I was interested in a keynote address delivered to Local Government New Zealand’s annual conference a couple of years back, by the Chief Judge of the Maori Land Court, and Chairperson of the Waitangi Tribunal, Chief Judge Joe Williams. In his address the Chief Judge said, and I quote:
“Local Government in our small, rapidly changing country could never be easy. It is, I think, where the rubber meets the road. While so much of the so-called race debate is played out in national politics, it is at the local level that communities must resolve the real challenges of growing diversity.
And they must do that not via media-driven sound-bites but face to face. That is much harder. It is also far more likely to produce positive outcomes”.

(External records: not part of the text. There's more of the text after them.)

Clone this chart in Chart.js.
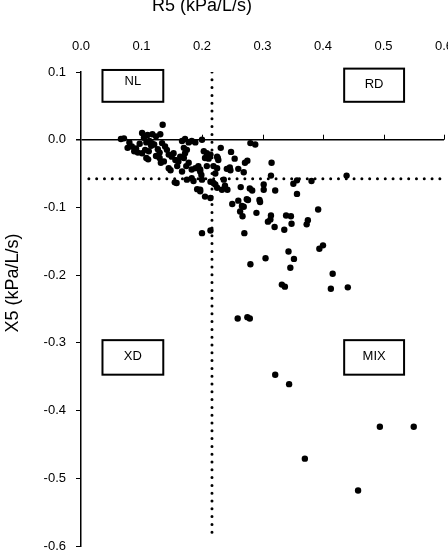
<!DOCTYPE html>
<html>
<head>
<meta charset="utf-8">
<title>R5 / X5</title>
<script src="https://cdn.jsdelivr.net/npm/chart.js@4.4.1/dist/chart.umd.min.js"></script>
<style>
  html, body { margin: 0; padding: 0; background: #fff; }
  #wrap { width: 448px; height: 550px; position: relative; }
</style>
</head>
<body>
<div id="wrap"><canvas id="scatterChart"></canvas></div>
<script>
// axis ticks
const xTicks = [0, 0.1, 0.2, 0.3, 0.4, 0.5, 0.6];
const yTicks = [0.1, 0, -0.1, -0.2, -0.3, -0.4, -0.5, -0.6];
const xTitle = "R5 (kPa/L/s)";
const yTitle = "X5 (kPa/L/s)";

// cut-off values (dotted lines)
const r5Cutoff = 0.2165;
const x5Cutoff = -0.0575;

// quadrant labels
const quadrantLabels = ["NL", "RD", "XD", "MIX"];

// each point: [R5, X5]
const subjects = [
  // R5 below cut-off
  [0.066, 0.001], [0.071, 0.002], [0.080, -0.004], [0.084, -0.010], [0.077, -0.012],
  [0.088, -0.017], [0.091, -0.013], [0.094, -0.019], [0.097, -0.006], [0.101, 0.010],
  [0.110, 0.007], [0.104, 0.003], [0.108, -0.004], [0.113, -0.002], [0.117, -0.005],
  [0.118, 0.008], [0.124, 0.005], [0.131, 0.008], [0.116, -0.009], [0.121, -0.007],
  [0.127, -0.014], [0.130, -0.019], [0.101, -0.020], [0.106, -0.015], [0.112, -0.017],
  [0.108, -0.027], [0.111, -0.029], [0.124, -0.024], [0.130, -0.027], [0.132, -0.034],
  [0.137, -0.032], [0.135, 0.022], [0.134, -0.005], [0.139, -0.010], [0.142, -0.015],
  [0.145, -0.022], [0.150, -0.025], [0.153, -0.020], [0.156, -0.030], [0.161, -0.032],
  [0.145, -0.042], [0.148, -0.045], [0.159, -0.039], [0.167, -0.002], [0.172, 0.001],
  [0.178, -0.004], [0.183, -0.002], [0.189, -0.004], [0.170, -0.012], [0.175, -0.015],
  [0.172, -0.020], [0.164, -0.025], [0.170, -0.027], [0.178, -0.034], [0.174, -0.039],
  [0.167, -0.047], [0.183, -0.044], [0.189, -0.042], [0.194, -0.039], [0.197, -0.047],
  [0.155, -0.063], [0.158, -0.064], [0.175, -0.059], [0.183, -0.057], [0.186, -0.061],
  [0.192, -0.073], [0.197, -0.076],
  // R5 around / above cut-off
  [0.200, 0.000], [0.280, -0.005], [0.288, -0.007], [0.231, -0.012], [0.203, -0.017],
  [0.208, -0.020], [0.248, -0.018], [0.214, -0.022], [0.205, -0.027], [0.211, -0.028],
  [0.226, -0.027], [0.254, -0.028], [0.275, -0.031], [0.315, -0.034], [0.208, -0.039],
  [0.219, -0.039], [0.225, -0.042], [0.241, -0.043], [0.247, -0.045], [0.246, -0.041],
  [0.260, -0.043], [0.269, -0.048], [0.197, -0.044], [0.199, -0.052], [0.222, -0.050],
  [0.314, -0.053], [0.439, -0.053], [0.200, -0.059], [0.214, -0.062], [0.219, -0.064],
  [0.357, -0.060], [0.351, -0.065], [0.381, -0.061], [0.197, -0.074], [0.225, -0.071],
  [0.238, -0.068], [0.242, -0.074], [0.264, -0.070], [0.279, -0.072], [0.283, -0.075],
  [0.302, -0.066], [0.302, -0.074], [0.321, -0.075], [0.357, -0.080], [0.205, -0.084],
  [0.214, -0.086], [0.276, -0.089], [0.295, -0.089], [0.296, -0.092], [0.260, -0.090],
  [0.250, -0.095], [0.269, -0.099], [0.392, -0.103], [0.263, -0.106], [0.267, -0.113],
  [0.290, -0.108], [0.314, -0.112], [0.313, -0.118], [0.309, -0.121], [0.339, -0.112],
  [0.347, -0.113], [0.348, -0.124], [0.375, -0.119], [0.373, -0.125], [0.320, -0.129],
  [0.336, -0.133], [0.200, -0.138], [0.214, -0.134], [0.270, -0.138], [0.400, -0.156],
  [0.394, -0.161], [0.343, -0.165], [0.352, -0.176], [0.305, -0.175], [0.280, -0.184],
  [0.346, -0.189], [0.416, -0.198], [0.332, -0.214], [0.337, -0.217], [0.413, -0.220],
  [0.441, -0.218], [0.259, -0.264], [0.275, -0.262], [0.279, -0.264], [0.321, -0.347],
  [0.344, -0.361], [0.494, -0.424], [0.550, -0.424], [0.370, -0.471], [0.458, -0.518],
  [0.225, -0.025], [0.227, -0.030], [0.222, -0.066], [0.236, -0.059], [0.233, -0.074],
  [0.266, -0.098], [0.274, -0.088], [0.271, -0.034]
];

const FONT = "'Liberation Sans', Arial, sans-serif";

// boxes for the quadrant labels, in axis units: [x0, x1, yTop, yBottom, yText]
const boxPlaces = [
  [0.0355, 0.136, 0.103, 0.056, 0.086],
  [0.435, 0.534, 0.105, 0.056, 0.081],
  [0.0355, 0.136, -0.296, -0.347, -0.320],
  [0.435, 0.534, -0.296, -0.347, -0.320]
];

// axis tick marks on the zero line, boxes and axis titles
const decorPlugin = {
  id: "decor",
  afterDraw(chart) {
    const { ctx } = chart;
    const xs = chart.scales.x;
    const ys = chart.scales.y;
    ctx.save();

    const y0 = ys.getPixelForValue(0);
    ctx.strokeStyle = "#000";
    ctx.lineWidth = 1;
    xTicks.slice(1).forEach((v) => {
      const px = Math.round(xs.getPixelForValue(v)) + 0.5;
      ctx.beginPath();
      ctx.moveTo(px, y0);
      ctx.lineTo(px, y0 - 5);
      ctx.stroke();
    });

    ctx.font = "13px " + FONT;
    ctx.textAlign = "center";
    ctx.textBaseline = "middle";
    boxPlaces.forEach((b, i) => {
      const l = xs.getPixelForValue(b[0]);
      const r = xs.getPixelForValue(b[1]);
      const t = ys.getPixelForValue(b[2]);
      const btm = ys.getPixelForValue(b[3]);
      ctx.fillStyle = "#fff";
      ctx.fillRect(l, t, r - l, btm - t);
      ctx.lineWidth = 2;
      ctx.strokeRect(l, t, r - l, btm - t);
      ctx.fillStyle = "#000";
      ctx.fillText(quadrantLabels[i], (l + r) / 2, ys.getPixelForValue(b[4]));
    });

    ctx.font = "18px " + FONT;
    ctx.textBaseline = "alphabetic";
    ctx.fillText(xTitle, 202, 11);
    ctx.translate(18, 283);
    ctx.rotate(-Math.PI / 2);
    ctx.fillText(yTitle, 0, 0);
    ctx.restore();
  },
};

const ctx = document.getElementById("scatterChart").getContext("2d");

new Chart(ctx, {
  type: "scatter",
  data: {
    datasets: [
      {
        data: subjects.map((p) => ({ x: p[0], y: p[1] })),
        backgroundColor: "#000",
        borderWidth: 0,
        pointRadius: 3.2,
      },
      {
        data: [
          { x: r5Cutoff, y: 0.1 },
          { x: r5Cutoff, y: -0.59 },
        ],
        showLine: true,
        pointRadius: 0,
        borderColor: "#000",
        borderWidth: 3,
        borderDash: [0, 7.8],
        borderCapStyle: "round",
      },
      {
        data: [
          { x: 0.013, y: x5Cutoff },
          { x: 0.594, y: x5Cutoff },
        ],
        showLine: true,
        pointRadius: 0,
        borderColor: "#000",
        borderWidth: 3,
        borderDash: [0, 7.8],
        borderCapStyle: "round",
      },
    ],
  },
  options: {
    responsive: true,
    maintainAspectRatio: false,
    animation: false,
    layout: { padding: { left: 0, top: 0, right: 4, bottom: 4 } },
    plugins: {
      legend: { display: false },
      tooltip: { enabled: false },
    },
    scales: {
      x: {
        type: "linear",
        position: "top",
        min: 0,
        max: 0.6,
        afterBuildTicks: (s) => {
          s.ticks = xTicks.map((v) => ({ value: v }));
        },
        afterFit: (s) => {
          s.height = 72;
          s.paddingLeft = 0;
          s.paddingRight = 0;
        },
        grid: { display: false },
        border: { display: false },
        ticks: {
          padding: 10,
          color: "#000",
          font: { size: 13, family: FONT },
          maxRotation: 0,
          callback: (v) => v.toFixed(1),
        },
      },
      y: {
        type: "linear",
        min: -0.6,
        max: 0.1,
        afterBuildTicks: (s) => {
          s.ticks = yTicks.map((v) => ({ value: v }));
        },
        afterFit: (s) => {
          s.width = 81;
          s.paddingTop = 0;
          s.paddingBottom = 0;
        },
        border: { display: true, color: "#000", width: 1.5 },
        grid: {
          drawOnChartArea: true,
          drawTicks: true,
          tickLength: 5,
          tickColor: "#000",
          color: (c) => (c.tick && c.tick.value === 0 ? "#000" : "rgba(0,0,0,0)"),
          lineWidth: (c) => (c.tick && c.tick.value === 0 ? 1.5 : 1),
        },
        ticks: {
          padding: 10,
          color: "#000",
          font: { size: 13, family: FONT },
          callback: (v) => v.toFixed(1),
        },
      },
    },
  },
  plugins: [decorPlugin],
});
</script>
</body>
</html>
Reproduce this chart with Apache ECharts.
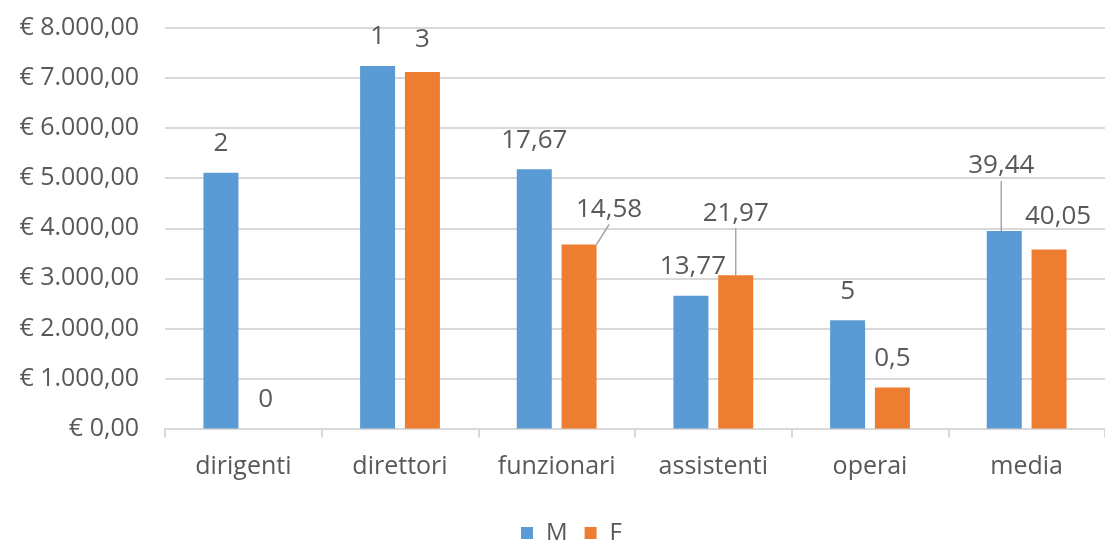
<!DOCTYPE html>
<html lang="it">
<head>
    <meta charset="UTF-8">
    <title>M / F</title>
    <style>
        html, body { margin: 0; padding: 0; background: #fff; }
        #main { width: 1105px; height: 541px; }
    </style>
</head>
<body>
<script src="https://cdn.jsdelivr.net/npm/echarts@6/dist/echarts.min.js"></script>

<div id="main"></div>

<script type="text/javascript">
    // dati
    var categories = ['dirigenti', 'direttori', 'funzionari', 'assistenti', 'operai', 'media'];
    var valoriM = [5110, 7240, 5180, 2650, 2160, 3945];
    var valoriF = [0, 7120, 3675, 3060, 820, 3575];
    var etichetteM = ['2', '1', '17,67', '13,77', '5', '39,44'];
    var etichetteF = ['0', '3', '14,58', '21,97', '0,5', '40,05'];

    // spostamento delle etichette (come in Excel) e linee guida
    var spostaM = [[0, 0], [0, 0], [0, 0], [2, 0], [0, 0], [-3, -36]];
    var spostaF = [[0, 0], [0, -3], [30, -6], [0, -33], [0, 0], [9, -4]];
    var lineaM = [false, false, false, false, false, true];
    var lineaF = [false, false, true, true, false, false];

    var grigio = '#595959';
    var font = "'Open Sans', sans-serif";

    function euro(v) {
        var parti = v.toFixed(2).split('.');
        var intero = parti[0].replace(/\B(?=(\d{3})+(?!\d))/g, '.');
        return '€ ' + intero + ',' + parti[1];
    }

    function creaDati(valori, etichette, linee) {
        var out = [];
        for (var i = 0; i < valori.length; i++) {
            out.push({
                value: valori[i],
                etichetta: etichette[i],
                labelLine: { show: linee[i] }
            });
        }
        return out;
    }

    var myChart = echarts.init(document.getElementById('main'));

    var etichetta = {
        show: true,
        position: 'top',
        distance: 14,
        fontFamily: font,
        fontSize: 26,
        lineHeight: 30,
        color: grigio,
        formatter: function (p) { return p.data.etichetta; }
    };

    var linea = {
        show: false,
        lineStyle: { color: '#a6a6a6', width: 1.5 }
    };

    myChart.setOption({
        animation: false,
        textStyle: { fontFamily: font },
        grid: { left: 165, right: -5, top: 28, bottom: 112.5 },
        legend: {
            data: ['M', 'F'],
            left: 516,
            top: 516,
            icon: 'rect',
            itemWidth: 12,
            itemHeight: 12,
            itemGap: 17,
            textStyle: { fontFamily: font, fontSize: 24, color: grigio, padding: [0, 0, 0, 8] }
        },
        xAxis: {
            type: 'category',
            data: categories,
            axisLine: { lineStyle: { color: '#d9d9d9', width: 2 } },
            axisTick: { show: true, length: 9, lineStyle: { color: '#d9d9d9', width: 2 } },
            axisLabel: { fontFamily: font, fontSize: 25, color: grigio, margin: 23, lineHeight: 30 }
        },
        yAxis: {
            type: 'value',
            min: 0,
            max: 8000,
            interval: 1000,
            axisLine: { show: false },
            axisTick: { show: false },
            splitLine: { lineStyle: { color: '#d9d9d9', width: 2 } },
            axisLabel: {
                fontFamily: font,
                fontSize: 25,
                color: grigio,
                margin: 26,
                formatter: euro
            }
        },
        series: [
            {
                name: 'M',
                type: 'bar',
                barWidth: 35,
                barGap: '28%',
                itemStyle: { color: '#5b9bd5' },
                label: etichetta,
                labelLine: linea,
                labelLayout: function (p) {
                    return { dx: spostaM[p.dataIndex][0], dy: spostaM[p.dataIndex][1] };
                },
                data: creaDati(valoriM, etichetteM, lineaM)
            },
            {
                name: 'F',
                type: 'bar',
                barWidth: 35,
                barGap: '28%',
                itemStyle: { color: '#ed7d31' },
                label: etichetta,
                labelLine: linea,
                labelLayout: function (p) {
                    return { dx: spostaF[p.dataIndex][0], dy: spostaF[p.dataIndex][1] };
                },
                data: creaDati(valoriF, etichetteF, lineaF)
            }
        ]
    });
</script>
</body>
</html>
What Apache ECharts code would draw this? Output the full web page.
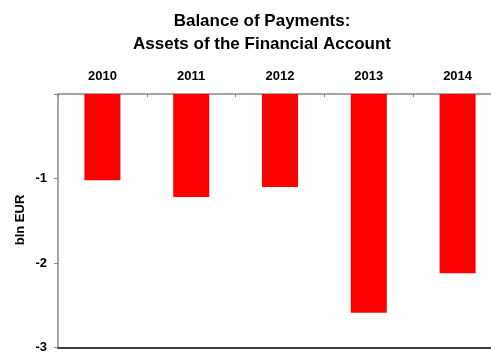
<!DOCTYPE html>
<html>
<head>
<meta charset="utf-8">
<script src="https://cdn.jsdelivr.net/npm/echarts@6/dist/echarts.min.js"></script>
<style>
  html, body { margin: 0; padding: 0; background: #fff; overflow: hidden; }
  #chart { width: 502px; height: 354px; }
</style>
</head>
<body>
<div id="chart"></div>
<script>
// Financial account assets, bln EUR
const years = ['2010', '2011', '2012', '2013', '2014'];
const assets = [-1.02, -1.22, -1.10, -2.59, -2.12];
const yTicks = [0, -1, -2, -3];

const FONT = 'Liberation Sans, Arial, sans-serif';
const chart = echarts.init(document.getElementById('chart'));

chart.setOption({
  animation: false,
  backgroundColor: '#ffffff',
  title: {
    text: 'Balance of Payments:\nAssets of the Financial Account',
    left: 257,
    top: 5,
    textAlign: 'center',
    textStyle: {
      fontFamily: FONT,
      fontSize: 17,
      fontWeight: 'bold',
      color: '#000',
      lineHeight: 23
    }
  },
  grid: { left: 58, right: 0, top: 94, bottom: 5, containLabel: false },
  xAxis: [
    {
      type: 'category',
      data: years,
      position: 'top',
      axisLine: { show: true, lineStyle: { color: '#888', width: 1.5 } },
      axisTick: { show: true, inside: true, length: 3, lineStyle: { color: '#888' } },
      axisLabel: {
        margin: 11,
        fontFamily: FONT,
        fontSize: 13,
        fontWeight: 'bold',
        color: '#000'
      }
    },
    {
      type: 'category',
      data: years,
      position: 'bottom',
      axisLine: { show: true, onZero: false, lineStyle: { color: '#000', width: 1.5 } },
      axisTick: { show: false },
      axisLabel: { show: false }
    }
  ],
  yAxis: {
    type: 'value',
    min: yTicks[yTicks.length - 1],
    max: yTicks[0],
    interval: 1,
    axisLine: { show: true, lineStyle: { color: '#888', width: 1.5 } },
    axisTick: { show: true, length: 4, lineStyle: { color: '#888' } },
    splitLine: { show: false },
    axisLabel: {
      margin: 11,
      fontFamily: FONT,
      fontSize: 13,
      fontWeight: 'bold',
      color: '#000',
      formatter: v => (v === 0 ? '' : String(v))
    }
  },
  graphic: [
    {
      type: 'text',
      x: 20,
      y: 220,
      rotation: Math.PI / 2,
      style: {
        text: 'bln EUR',
        fontFamily: FONT,
        fontSize: 13,
        fontWeight: 'bold',
        fill: '#000',
        textAlign: 'center',
        textVerticalAlign: 'middle'
      }
    }
  ],
  series: [
    {
      type: 'bar',
      data: assets,
      barWidth: 36,
      itemStyle: { color: '#ff0000' }
    }
  ]
});
</script>
</body>
</html>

Mr Speaker, the key issue for the Maori Party therefore, is not so much about whether or not Councils are to be exempted from disclosing all significant financial information, but more to do with how information about the income to be invested, is shared within communities.
We would hope that once Councils have in place more effective mechanisms to raise income for infrastructure development, they will give ongoing priority to what Chief Judge Joe Williams described as “the real challenges of growing diversity”.
They will invest in the benefits of building good relationships with Maori.
They will understand and appreciate that early and meaningful engagement across the community, can result in better informed decision-making, more stream-lined processes and superior outcomes.
The Maori Party will support this Bill as a pragmatic step that Parliament can take in assisting local government to plan ahead in terms of their infrastructural development.
And our sincere hope is that once the disclosure requirements are sorted, sufficient investment will go into supporting Maori expectations and aspirations, for the wellbeing of Maori and indeed the wider community.